(Records contained in a dataset)
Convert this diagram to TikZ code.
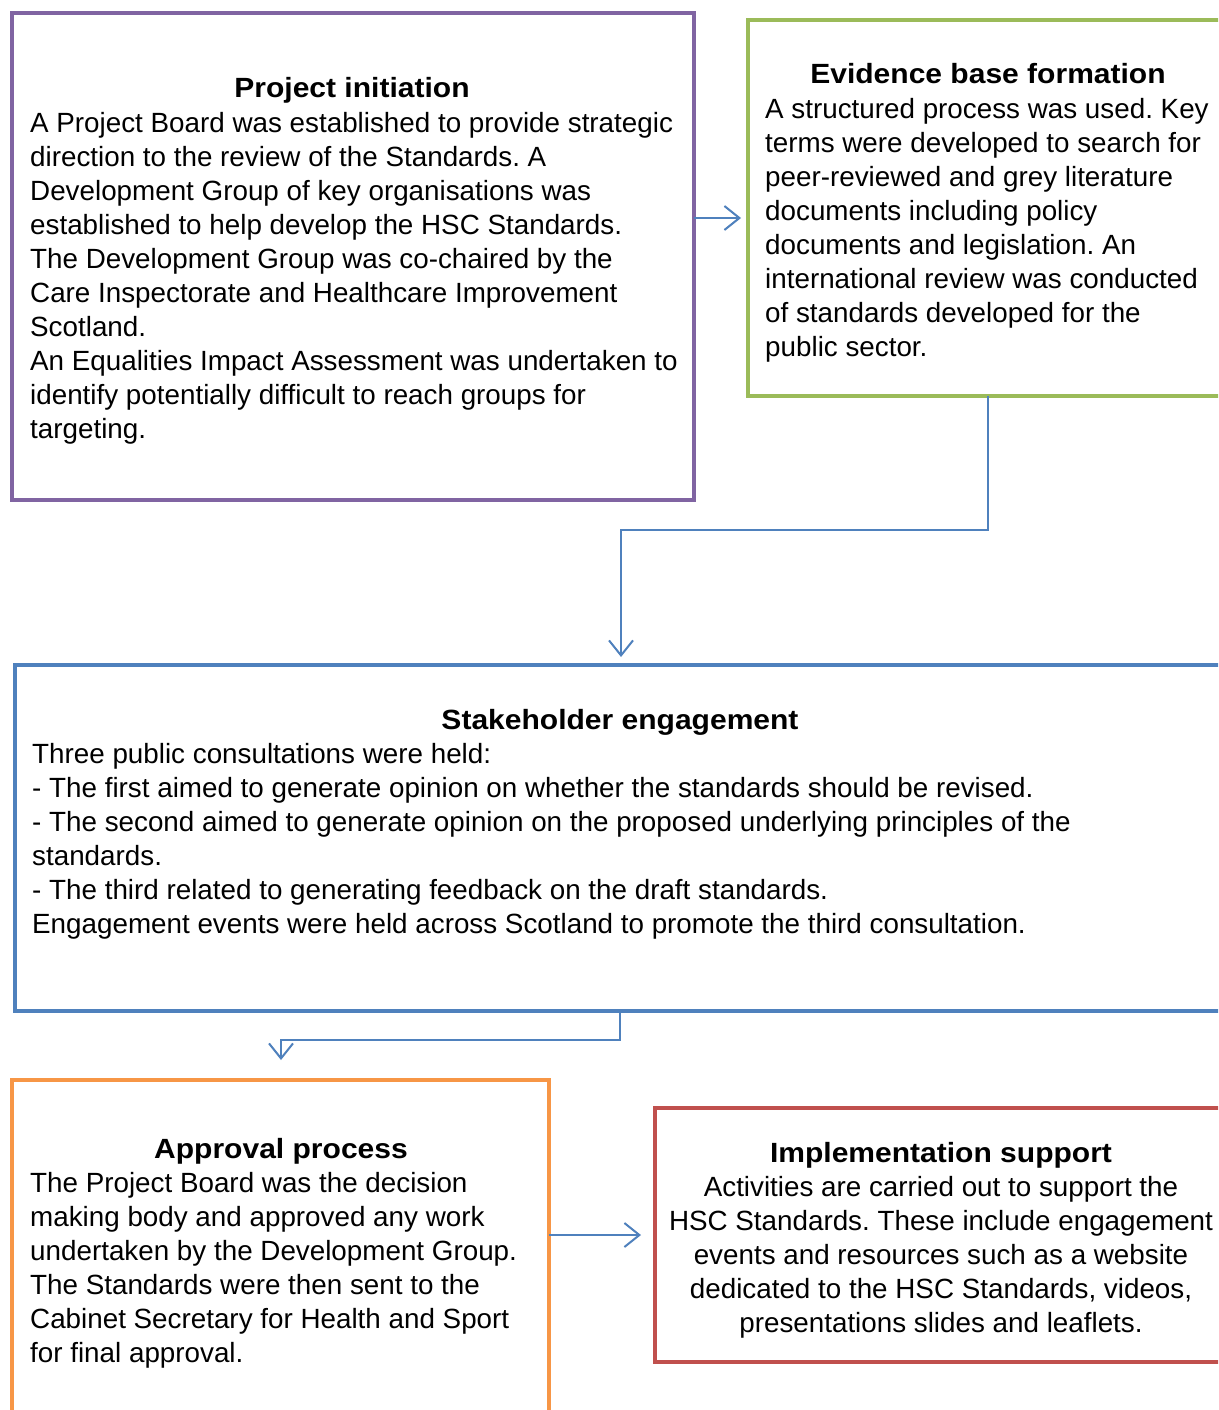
\documentclass[tikz,border=0pt]{standalone}
\usepackage{fontspec}
\setmainfont{Liberation Sans}
\newfontfamily\headfont[FakeStretch=1.08]{Liberation Sans}
\usetikzlibrary{arrows.meta}
\definecolor{initcol}{HTML}{8064A2}
\definecolor{evidcol}{HTML}{9BBB59}
\definecolor{stakecol}{HTML}{4F81BD}
\definecolor{apprcol}{HTML}{F79646}
\definecolor{implcol}{HTML}{C0504D}
\definecolor{linkcol}{HTML}{4F81BD}
\frenchspacing
\begin{document}
\begin{tikzpicture}[x=1pt,y=-1pt,
  panel/.style={draw, line width=4.5pt, rectangle, inner sep=0pt, outer sep=0pt, anchor=north west},
  body/.style={font=\fontsize{27.8}{34}\selectfont, inner sep=0pt, align=left, anchor=base west},
  cbody/.style={font=\fontsize{27.8}{34}\selectfont, inner sep=0pt, align=center, anchor=base},
  head/.style={font=\headfont\bfseries\fontsize{27.8}{34}\selectfont, inner sep=0pt, anchor=base},
  link/.style={draw=linkcol, line width=2pt, -{Straight Barb[length=15pt,width=24pt,line width=2pt]}}]
\useasboundingbox (0,0) rectangle (1218,1410);
\clip (0,0) rectangle (1218,1410);
\fill[white] (0,0) rectangle (1218,1410);

% panels
\node[panel, draw=initcol, minimum width=682pt, minimum height=487pt] (init) at (12,13) {};
\node[panel, draw=evidcol, minimum width=492pt, minimum height=376pt] (evid) at (748,20) {};
\node[panel, draw=stakecol, minimum width=1225pt, minimum height=346pt] (stake) at (15,665) {};
\node[panel, draw=apprcol, minimum width=537pt, minimum height=380pt] (appr) at (12,1080) {};
\node[panel, draw=implcol, minimum width=585pt, minimum height=254pt] (impl) at (655,1108) {};

% project initiation (body placed by the baseline of its last line)
\node[head] (initT) at (352,98) {Project initiation};
\node[body] (initB) at (30,438) {A Project Board was established to provide strategic\\
direction to the review of the Standards. A\\
Development Group of key organisations was\\
established to help develop the HSC Standards.\\
The Development Group was co-chaired by the\\
Care Inspectorate and Healthcare Improvement\\
Scotland.\\
An Equalities Impact Assessment was undertaken to\\
identify potentially difficult to reach groups for\\
targeting.};

% evidence base
\node[head] (evidT) at (988,84) {Evidence base formation};
\node[body] (evidB) at (765,356) {A structured process was used. Key\\
terms were developed to search for\\
peer-reviewed and grey literature\\
documents including policy\\
documents and legislation. An\\
international review was conducted\\
of standards developed for the\\
public sector.};

% stakeholder engagement
\node[head] (stakeT) at (620,729) {Stakeholder engagement};
\node[body] (stakeB) at (32,933) {Three public consultations were held:\\
- The first aimed to generate opinion on whether the standards should be revised.\\
- The second aimed to generate opinion on the proposed underlying principles of the\\
standards.\\
- The third related to generating feedback on the draft standards.\\
Engagement events were held across Scotland to promote the third consultation.};

% approval
\node[head] (apprT) at (281,1158) {Approval process};
\node[body] (apprB) at (30,1362) {The Project Board was the decision\\
making body and approved any work\\
undertaken by the Development Group.\\
The Standards were then sent to the\\
Cabinet Secretary for Health and Sport\\
for final approval.};

% implementation
\node[head] (implT) at (941,1162) {Implementation support};
\node[cbody] (implB) at (941,1332) {Activities are carried out to support the\\
HSC Standards. These include engagement\\
events and resources such as a website\\
dedicated to the HSC Standards, videos,\\
presentations slides and leaflets.};

% connectors
\draw[link, shorten >=7pt] (init.east |- 0,218) -- (evid.west |- 0,218);
\draw[link, shorten >=8pt] (evid.south -| 988,0) -- (988,530) -| (stake.north -| 621,0);
\draw[link, shorten >=20pt] (stake.south -| 620,0) -- (620,1040) -| (appr.north -| 281,0);
\draw[link, shorten >=14pt] (appr.east |- 0,1235) -- (impl.west |- 0,1235);
\end{tikzpicture}
\end{document}
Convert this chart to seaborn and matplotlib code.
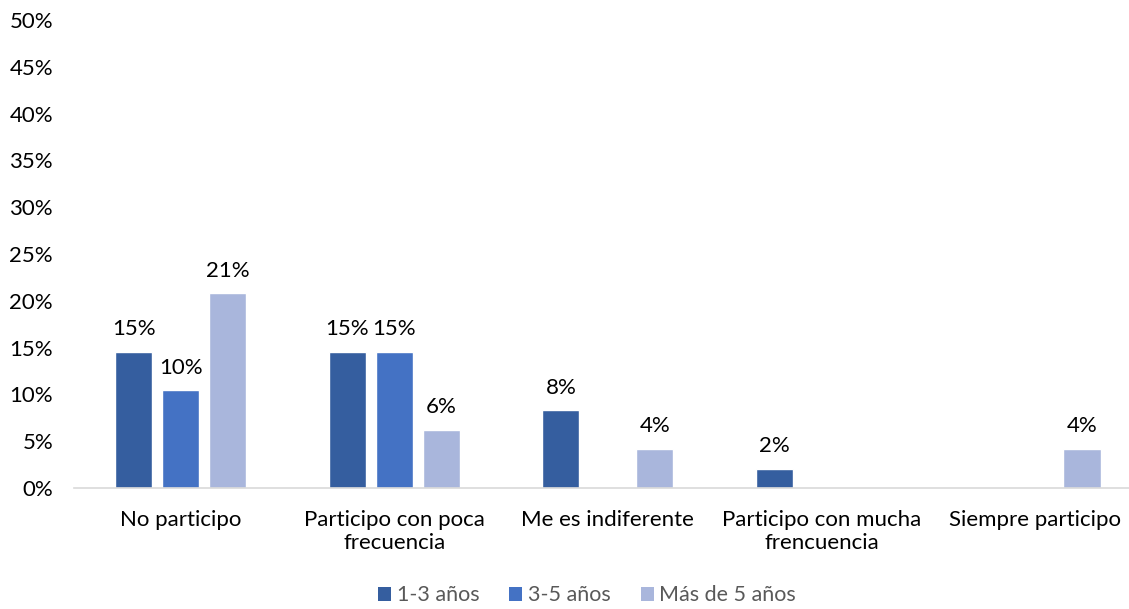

** What you should do **
Determine how many lines of the data contain the word "Convert", and reply with that number only.

** Result **
2